The ‘Double Tap’ award for war poetry presented by the International War Veterans Poetry Archives 22nd November 2008.
Commended place in Scribligums ‘Gumblossoms’ competition 2010.
2nd place in Scribligums short story competition 2010.
Commended place in Scribligums short story competition 2010.
Commended place in the Cervantes bush poetry competition 2010.
1st place in the Reef Writers, Port Douglas Gazette poetry competition 2010.
Commended place in the Eastwood/Hills region of the Fellowship of Australian Writers
2011 literary competition, traditional section for my sonnet ‘Why’.
1st place in the Reef Writers, Port Douglas Gazette poetry competition 2011.
That’s very impressive!!
Do you have favourite topics to write about? If so, what are they?
No I don’t really have any particular favourite topics though obviously I do enjoy writing about the Aussie landscape and our war heroes.
How do you hope to differentiate yourself from other poets?
I’m not all that interested in distinguishing myself from other poets. I would rather be accepted by other poets, as a poet, and be known for what and how I write. I would also like to ignite the interests of school aged children and those not normally involved with poetry with my poems.
There are many readers who are not quite sure what poets are trying to say. I’m sure we all spent hours at school grappling with the hidden meaning in poems. Your writing is so clear. Did you deliberately set out to write poems that had no ambiguity, poems that say what they mean?
No..it was not my intention, it’s how I write. I think a lot of today’s poets and their poetry is too ‘sterile’ or ‘academic,’ using words, phrases or metaphors that average people do not understand. I believe this is one of the reasons poetry has lost some of its appeal. I try to keep my writing simple and clear so everyone can understand them.
You’ve succeeded there, Dave!
I know you also write short stories and have had many of those published.
Yes, I’m quite proud of my memoir/short story achievements, firstly there was the James Cook University where my ‘Tony the Wogs Mango tree’ was accepted by a panel of academics for publication in their journal LiNQ, I also had ‘Duffel bag of poetry receive 2nd place in Scribligums short story competition 2010 against submissions worldwide, as did ‘Encounter of a Different Kind’ receive a commended place in Scribligums short story competition 2010.
What’s next? What project are you working on at the moment?
I’m not actually working on any projects at the moment, though I am still writing the odd poem when the inspiration hits me, also I’m concentrating on promoting my new book and just ‘getting it out there’ and already thinking about my next book which will be a collection of new poems and short stories.
Dave, thanks for taking the time to visit us today. Your new book OUT OF AUSTRALIA is currently available from Amazon, Barnes Noble, online shops & soon will be available from Collins Bookseller Smithfield & the ABC shop in Cairns central.
You can contact Dave ata email@example.com for a signed copy.

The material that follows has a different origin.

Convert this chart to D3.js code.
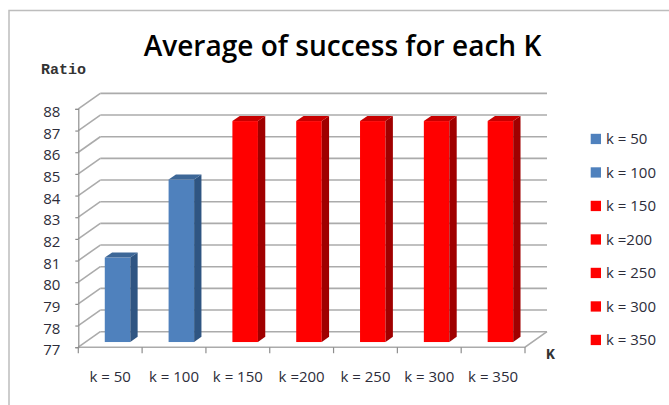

I am a former Brisbane boy but now currently live and work in Cairns with my very patient, and darling wife, I sometimes wonder where I get the time to write but always seem to manage to pen something, also I am a member Tropical writers group Cairns, Arts nexus Cairns & Australian Bush Poets Association among other literary sites on the web.
Having had limited education including no formal education in writing and now in my late 50’s, I wanted to show that someone like myself without higher schooling could write and enjoy it. For me school, Rocklea State School, (when I was there) was a place to ‘hang out’ with my mates and I actually only completed 3 months of high school (Salisbury) before leaving at the age of 15.
After numerous jobs throughout my youth I eventually moved into Furniture Removals where I stayed for approximately 25 years. For 17 of these, my wife and I operated our own removal business, and was able to travel extensively throughout N.S.W and Queensland.
Since leaving the removal industry several years ago and having some ‘thinking’ time, my experiences, memories of driving the highways and tracks, the vast and beautiful outback, my wife, daughters, grand children and family, stories from mates, work colleagues and close war veterans have given me the inspiration for my writings.